Shining a Spectrum of Light on Autism

Shining a Spectrum of Light on Autism

Carol has two colleagues with high-functioning ASD (left: David and middle: Chris) to assist with her research projects.

How well do people in Hong Kong understand autism? A depressing answer came in the spring when a young man with autism was arrested by police over the death of an elderly man. His behaviour had sparked suspicion and he was detained for 50 hours and nearly charged with manslaughter before it was learned that he had been at a home for the disabled at the time of the crime.

That unfortunate example illustrates the challenge for Dr Carol To of the Division of Speech and Hearing Sciences and other advocates for individuals with autism in Hong Kong. Dr To has been applying her research to help raise awareness among the public and improve diagnosis and employment opportunities for these individuals.

"Hong Kong people are educated and our economy is well-developed, but people with this invisible disability experience a lot of discrimination," she said.

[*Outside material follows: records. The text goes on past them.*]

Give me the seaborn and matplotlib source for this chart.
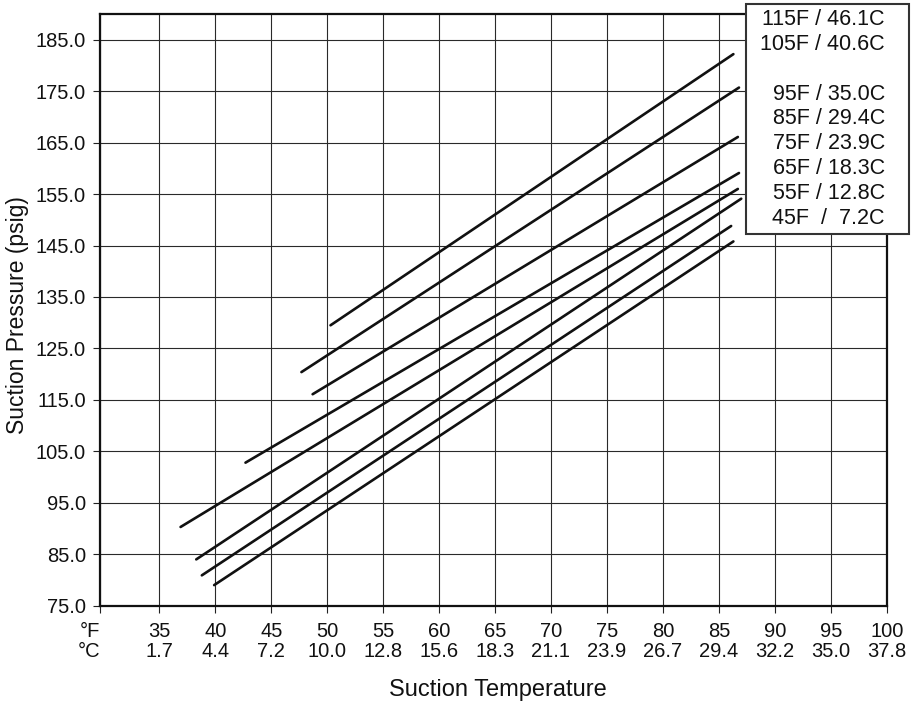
import matplotlib
matplotlib.use("Agg")
import matplotlib.pyplot as plt
from matplotlib.patches import Rectangle
import pandas as pd
import seaborn as sns

# Ambient temperature curves: suction temperature (F) vs suction pressure (psig)
ambient = ["115F", "105F", "95F", "85F", "75F", "65F", "55F", "45F"]
start_temp = [50.3, 47.7, 48.7, 42.7, 36.9, 38.3, 38.8, 39.9]
start_psig = [129.5, 120.4, 116.1, 102.8, 90.3, 84.0, 80.9, 79.0]
end_temp = [86.3, 86.8, 86.7, 86.8, 86.7, 87.0, 86.1, 86.3]
end_psig = [182.2, 175.7, 166.1, 159.1, 156.0, 154.1, 148.8, 145.8]

# Axis ticks and labels
x_ticks_f = [35, 40, 45, 50, 55, 60, 65, 70, 75, 80, 85, 90, 95, 100]
x_ticks_c = ["1.7", "4.4", "7.2", "10.0", "12.8", "15.6", "18.3", "21.1",
             "23.9", "26.7", "29.4", "32.2", "35.0", "37.8"]
y_ticks = [75, 85, 95, 105, 115, 125, 135, 145, 155, 165, 175, 185]

# Key text (blank entry leaves a gap between the 105F and 95F rows)
key_labels = ["115F / 46.1C", "105F / 40.6C", "", "95F / 35.0C",
              "85F / 29.4C", "75F / 23.9C", "65F / 18.3C",
              "55F / 12.8C", "45F  /  7.2C"]

sns.set_theme(style="white")
plt.rcParams["font.family"] = ["Liberation Sans", "DejaVu Sans"]

W, H = 919, 706
fig = plt.figure(figsize=(W / 100, H / 100), dpi=100)
fig.patch.set_facecolor("white")

left, right, top, bottom = 100, 886.7, 14, 605.7
ax = fig.add_axes([left / W, 1 - bottom / H, (right - left) / W, (bottom - top) / H])
ax.set_facecolor("white")

rows = []
for name, x0, y0, x1, y1 in zip(ambient, start_temp, start_psig, end_temp, end_psig):
    rows.append({"ambient": name, "temp": x0, "psig": y0})
    rows.append({"ambient": name, "temp": x1, "psig": y1})
df = pd.DataFrame(rows)

sns.lineplot(data=df, x="temp", y="psig", units="ambient", estimator=None,
             color="#111111", lw=1.9, ax=ax, legend=False, sort=False, zorder=3)

xmin = 29.7
ax.set_xlim(xmin, 100)
ax.set_ylim(75, 190)
ax.set_xticks([xmin] + x_ticks_f)
ax.set_xticklabels(["°F\n°C"] + [f"{f}\n{c}" for f, c in zip(x_ticks_f, x_ticks_c)],
                   fontsize=14.5, linespacing=1.05)
ax.get_xticklabels()[0].set_horizontalalignment("right")
ax.set_yticks(y_ticks)
ax.set_yticklabels([f"{v:.1f}" for v in y_ticks], fontsize=14.5)
ax.set_xlabel("")
ax.set_ylabel("")

ax.grid(True, color="#2a2a2a", lw=0.8)
ax.set_axisbelow(True)
for s in ax.spines.values():
    s.set_visible(True)
    s.set_color("#111111")
    s.set_linewidth(1.6)
ax.tick_params(axis="both", direction="out", length=5, width=0.8, color="#222222",
               bottom=True, left=True, labelcolor="#111111")
ax.tick_params(axis="x", pad=7)
ax.tick_params(axis="y", pad=5)

fig.text(498 / W, 1 - 690 / H, "Suction Temperature", fontsize=17,
         ha="center", va="center", color="#111111")
fig.text(18 / W, 1 - 315 / H, "Suction Pressure (psig)", fontsize=16.5,
         rotation=90, ha="center", va="center", color="#111111")

# Key box drawn in figure pixels, overlapping the top-right corner of the plot
key = fig.add_axes([0, 0, 1, 1], zorder=5)
key.set_xlim(0, W)
key.set_ylim(H, 0)
key.axis("off")
key.add_patch(Rectangle((745.7, 4), 163.6, 230, facecolor="white",
                        edgecolor="#333333", lw=1.5))
key.text(885, 119, "\n".join(key_labels), fontsize=15.5, ha="right", va="center",
         multialignment="right", linespacing=1.24, color="#111111")

fig.savefig("out.png", dpi=100)
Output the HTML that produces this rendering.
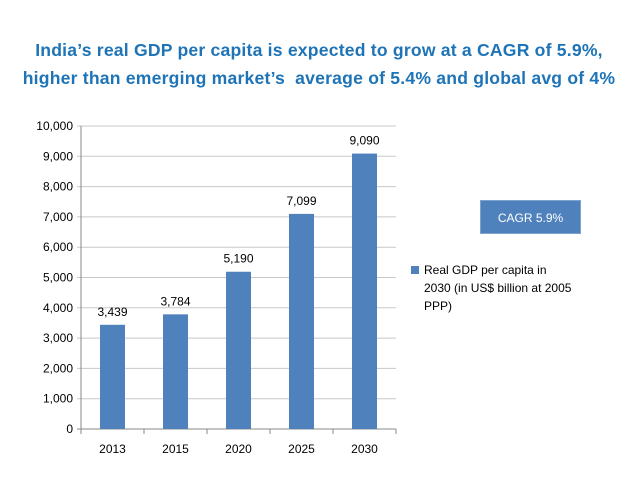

Dr To has been advocating for them in the media and in the community, giving talks and seminars on autism, and working with the Labour Department on a booklet about employees with autism.

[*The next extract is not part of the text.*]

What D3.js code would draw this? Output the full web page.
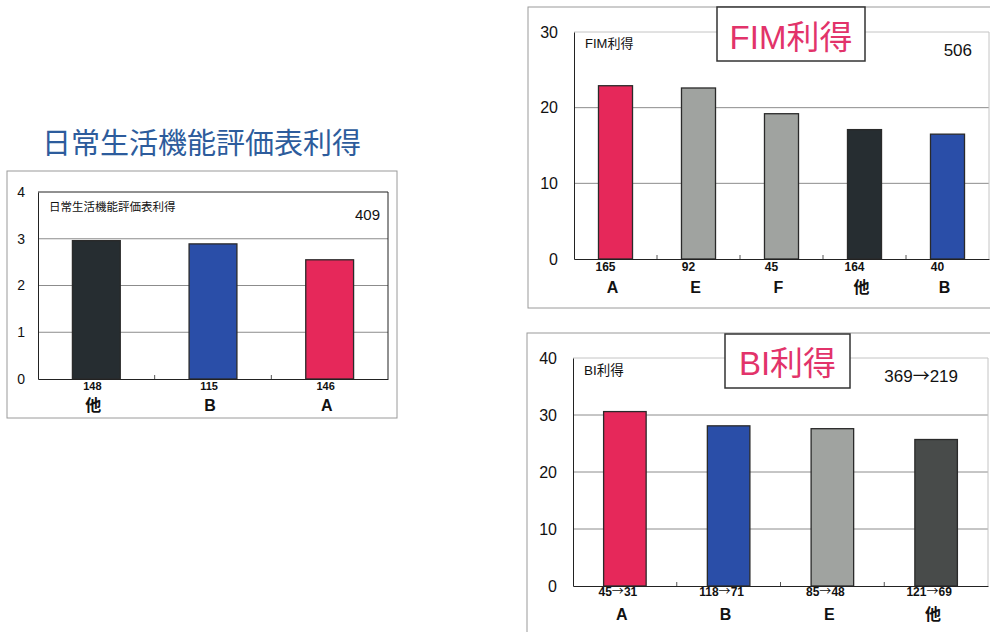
<!DOCTYPE html>
<html>
<head>
<meta charset="utf-8">
<script src="https://cdn.jsdelivr.net/npm/d3@7"></script>
<style>
  body { margin: 0; background: #fff; }
  svg { display: block; }
  text { font-family: "Liberation Sans", "Noto Sans CJK JP", sans-serif; fill: #111; }
</style>
</head>
<body>
<div id="chart"></div>
<script>
// 日常生活機能評価表利得
var adlCats = ["他", "B", "A"];
var adlVals = [2.96, 2.89, 2.55];
var adlN = ["148", "115", "146"];
var adlTicks = [0, 1, 2, 3, 4];

// FIM利得
var fimCats = ["A", "E", "F", "他", "B"];
var fimVals = [22.9, 22.6, 19.2, 17.1, 16.5];
var fimN = ["165", "92", "45", "164", "40"];
var fimTicks = [0, 10, 20, 30];

// BI利得
var biCats = ["A", "B", "E", "他"];
var biVals = [30.6, 28.1, 27.6, 25.7];
var biN = ["45→31", "118→71", "85→48", "121→69"];
var biTicks = [0, 10, 20, 30, 40];

var colors = {"A": "#e6285a", "B": "#2a4ea8", "E": "#a0a3a0", "F": "#a0a3a0", "他": "#262d31"};

var svg = d3.select("#chart").append("svg")
  .attr("width", 990)
  .attr("height", 632);

// put the arrow in a CJK font so it looks like the original
function arrowText(sel, s) {
  var parts = String(s).split("→");
  parts.forEach(function(p, i){
    if (i > 0) sel.append("tspan").style("font-family", "'Noto Sans CJK JP'").style("font-weight", "normal").text("→");
    sel.append("tspan").text(p);
  });
}

function barChart(o) {
  var g = svg.append("g");

  // outer frame
  g.append("rect")
    .attr("x", o.frame[0]).attr("y", o.frame[1])
    .attr("width", o.frame[2]).attr("height", o.frame[3])
    .attr("fill", "#fff").attr("stroke", "#9a9a9a").attr("stroke-width", 1);

  var x = d3.scaleBand().domain(o.cats).range([o.left, o.right]).paddingInner(0.59).paddingOuter(0.295);
  var band = d3.scaleBand().domain(o.cats).range([o.left, o.right]);
  var y = d3.scaleLinear().domain([0, d3.max(o.ticks)]).range([o.bottom, o.top]);

  // gridlines
  g.selectAll(".grid").data(o.ticks.slice(1, -1))
    .enter().append("line")
    .attr("x1", o.left).attr("x2", o.right)
    .attr("y1", function(d){ return y(d); }).attr("y2", function(d){ return y(d); })
    .attr("stroke", "#8c8c8c").attr("stroke-width", 1);

  // plot border
  g.append("line").attr("x1", o.left).attr("x2", o.right).attr("y1", o.top).attr("y2", o.top)
    .attr("stroke", o.borderColor).attr("stroke-width", 1);
  g.append("line").attr("x1", o.right).attr("x2", o.right).attr("y1", o.top).attr("y2", o.bottom)
    .attr("stroke", o.borderColor).attr("stroke-width", 1);

  // bars
  g.selectAll(".bar").data(o.vals)
    .enter().append("rect")
    .attr("x", function(d, i){ return x(o.cats[i]); })
    .attr("width", x.bandwidth())
    .attr("y", function(d){ return y(d); })
    .attr("height", function(d){ return y(0) - y(d); })
    .attr("fill", function(d, i){ return (o.colors && o.colors[i]) || colors[o.cats[i]]; })
    .attr("stroke", "#2a2a2a").attr("stroke-width", 1.3);

  // axes
  var ya = g.append("g").attr("transform", "translate(" + o.left + ",0)")
    .call(d3.axisLeft(y).tickValues(o.ticks).tickSize(0).tickPadding(o.tickPad).tickFormat(d3.format("d")));
  ya.select(".domain").attr("stroke", "#222");
  ya.selectAll("text").attr("font-size", o.tickFont).attr("fill", "#111")
    .style("font-family", "'Liberation Sans', sans-serif");

  var xa = g.append("g").attr("transform", "translate(0," + o.bottom + ")")
    .call(d3.axisBottom(band).tickSize(0).tickFormat(""));
  xa.select(".domain").attr("stroke", "#222");
  g.selectAll(".minor").data(o.cats.slice(1))
    .enter().append("line")
    .attr("x1", function(d){ return band(d); }).attr("x2", function(d){ return band(d); })
    .attr("y1", o.bottom - 4).attr("y2", o.bottom)
    .attr("stroke", "#555");

  // count labels
  g.selectAll(".n").data(o.n)
    .enter().append("text")
    .attr("x", function(d, i){ return band(o.cats[i]) + band.bandwidth() / 2 + o.nOffset; })
    .attr("y", o.bottom + o.nDy)
    .attr("text-anchor", "middle")
    .attr("font-size", o.nFont).attr("font-weight", "bold")
    .each(function(d){ arrowText(d3.select(this), d); });

  // category labels
  g.selectAll(".cat").data(o.cats)
    .enter().append("text")
    .attr("x", function(d){ return band(d) + band.bandwidth() / 2 - 3; })
    .attr("y", o.bottom + o.catDy)
    .attr("text-anchor", "middle")
    .attr("font-size", o.catFont).attr("font-weight", "bold")
    .text(function(d){ return d; });

  // inner label and total
  g.append("text").attr("x", o.left + 11).attr("y", o.top + o.labelDy)
    .attr("font-size", o.labelFont).text(o.label);
  g.append("text").attr("x", o.totalX).attr("y", o.top + o.totalDy)
    .attr("text-anchor", "end").attr("font-size", o.totalFont)
    .call(arrowText, o.total);

  // title box
  if (o.box) {
    g.append("rect").attr("x", o.box[0]).attr("y", o.box[1])
      .attr("width", o.box[2]).attr("height", o.box[3])
      .attr("fill", "#fff").attr("stroke", "#333").attr("stroke-width", 1.5);
    g.append("text").attr("x", o.box[0] + o.box[2] / 2).attr("y", o.box[1] + o.boxDy)
      .attr("text-anchor", "middle").attr("font-size", 33)
      .style("fill", "#e2336a").text(o.label);
  }
}

// left title
svg.append("text").attr("x", 42).attr("y", 154)
  .attr("font-size", 29).style("fill", "#2d5c9c")
  .text("日常生活機能評価表利得");

barChart({
  frame: [7, 171, 390, 247],
  cats: adlCats, vals: adlVals, n: adlN, ticks: adlTicks,
  left: 38, right: 388, top: 192, bottom: 379,
  borderColor: "#222", tickPad: 13, tickFont: 14,
  nOffset: -4, nDy: 11, nFont: 11, catDy: 32, catFont: 16,
  label: "日常生活機能評価表利得", labelDy: 19, labelFont: 11.5,
  total: "409", totalX: 380, totalDy: 28, totalFont: 15
});

barChart({
  frame: [528, 7, 480, 301],
  cats: fimCats, vals: fimVals, n: fimN, ticks: fimTicks,
  left: 574, right: 989, top: 32, bottom: 259,
  borderColor: "#c4c4c4", tickPad: 16, tickFont: 16,
  nOffset: -10, nDy: 12, nFont: 12, catDy: 34, catFont: 16,
  label: "FIM利得", labelDy: 16, labelFont: 13,
  total: "506", totalX: 972, totalDy: 24, totalFont: 17,
  box: [717, 7, 148, 54], boxDy: 42
});

barChart({
  frame: [527, 333, 480, 310],
  cats: biCats, vals: biVals, n: biN, ticks: biTicks,
  left: 573, right: 988, top: 358, bottom: 586,
  borderColor: "#c4c4c4", tickPad: 16, tickFont: 16,
  colors: [null, null, null, "#484b4a"],
  nOffset: -7, nDy: 10, nFont: 12, catDy: 34, catFont: 16,
  label: "BI利得", labelDy: 17, labelFont: 13.5,
  total: "369→219", totalX: 958, totalDy: 24, totalFont: 17,
  box: [725, 334, 125, 54], boxDy: 41
});
</script>
</body>
</html>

She has also set an example by employing two young men with high-functioning autism as research and technical assistants to do data entry and simple data analysis, and she is encouraging other academics to do the same.

"Individuals with autism like repetitive work and they can manage very detailed and tedious work. They are good at things like library work where they can put things on shelves and remember the numbers. They are also not good at telling lies and they are very loyal employees," she said.

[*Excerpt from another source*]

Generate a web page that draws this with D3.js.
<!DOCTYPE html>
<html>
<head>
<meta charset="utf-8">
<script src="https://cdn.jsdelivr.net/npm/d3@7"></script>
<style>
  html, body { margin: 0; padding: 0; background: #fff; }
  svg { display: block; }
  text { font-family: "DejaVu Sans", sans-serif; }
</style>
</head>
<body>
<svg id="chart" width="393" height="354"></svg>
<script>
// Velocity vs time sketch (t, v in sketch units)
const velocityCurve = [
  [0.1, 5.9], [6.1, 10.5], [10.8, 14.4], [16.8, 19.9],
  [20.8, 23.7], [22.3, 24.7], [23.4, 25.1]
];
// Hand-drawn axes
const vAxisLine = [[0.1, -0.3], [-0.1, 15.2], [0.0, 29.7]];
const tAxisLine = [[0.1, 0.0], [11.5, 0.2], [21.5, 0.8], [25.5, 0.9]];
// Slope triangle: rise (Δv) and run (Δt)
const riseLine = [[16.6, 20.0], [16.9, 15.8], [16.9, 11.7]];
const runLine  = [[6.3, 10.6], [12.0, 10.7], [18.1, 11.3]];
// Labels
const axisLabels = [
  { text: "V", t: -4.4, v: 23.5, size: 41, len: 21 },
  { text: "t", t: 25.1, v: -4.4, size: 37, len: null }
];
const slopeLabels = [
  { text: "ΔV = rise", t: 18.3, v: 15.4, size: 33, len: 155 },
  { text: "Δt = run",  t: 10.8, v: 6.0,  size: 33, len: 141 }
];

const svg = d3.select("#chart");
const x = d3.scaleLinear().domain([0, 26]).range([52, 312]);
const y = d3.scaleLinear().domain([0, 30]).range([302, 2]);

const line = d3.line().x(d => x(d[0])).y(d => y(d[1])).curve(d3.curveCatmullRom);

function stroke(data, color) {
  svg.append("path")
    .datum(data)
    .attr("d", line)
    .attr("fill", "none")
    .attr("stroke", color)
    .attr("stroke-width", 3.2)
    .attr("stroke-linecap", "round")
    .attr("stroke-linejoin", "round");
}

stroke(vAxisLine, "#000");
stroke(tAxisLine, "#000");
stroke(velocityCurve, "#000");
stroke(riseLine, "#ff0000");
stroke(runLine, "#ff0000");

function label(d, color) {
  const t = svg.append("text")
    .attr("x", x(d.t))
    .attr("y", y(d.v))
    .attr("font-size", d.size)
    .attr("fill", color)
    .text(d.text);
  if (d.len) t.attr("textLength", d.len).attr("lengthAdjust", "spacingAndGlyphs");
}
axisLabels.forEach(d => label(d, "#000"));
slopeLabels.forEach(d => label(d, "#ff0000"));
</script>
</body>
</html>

Her understanding of individuals with autism is grounded in her research on the nature of autism. She has studied "theory of mind" skills, which enable people to understand the intentions of others’ speech and behaviour, but which are deficit in individuals with autism, as well as characteristics that are particular to Cantonese speakers with autism. The latter include such things as monotonous intonation and using vocabulary in speech that is based on the more formal written form.

These findings have been used by Dr To to develop standardised assessment tools to help specialists in Hong Kong assess Cantonese-speaking children. Previously, clinicians had to rely on informal tests and their own experience.

Ultimately, she hopes to improve treatment and reduce discrimination against individuals with autism in both Hong Kong and Mainland China. "This is an area people are becoming more aware of and I hope we can raise the profile further," she said.

Dr Carol K.S. TO and team members - Ms Winnie K.Y. CHEUNG and Ms Carmela C.Y. TIN, received the Faculty Knowledge Exchange Award 2015 of the Faculty of Education for 'Serving Individuals with Autism'.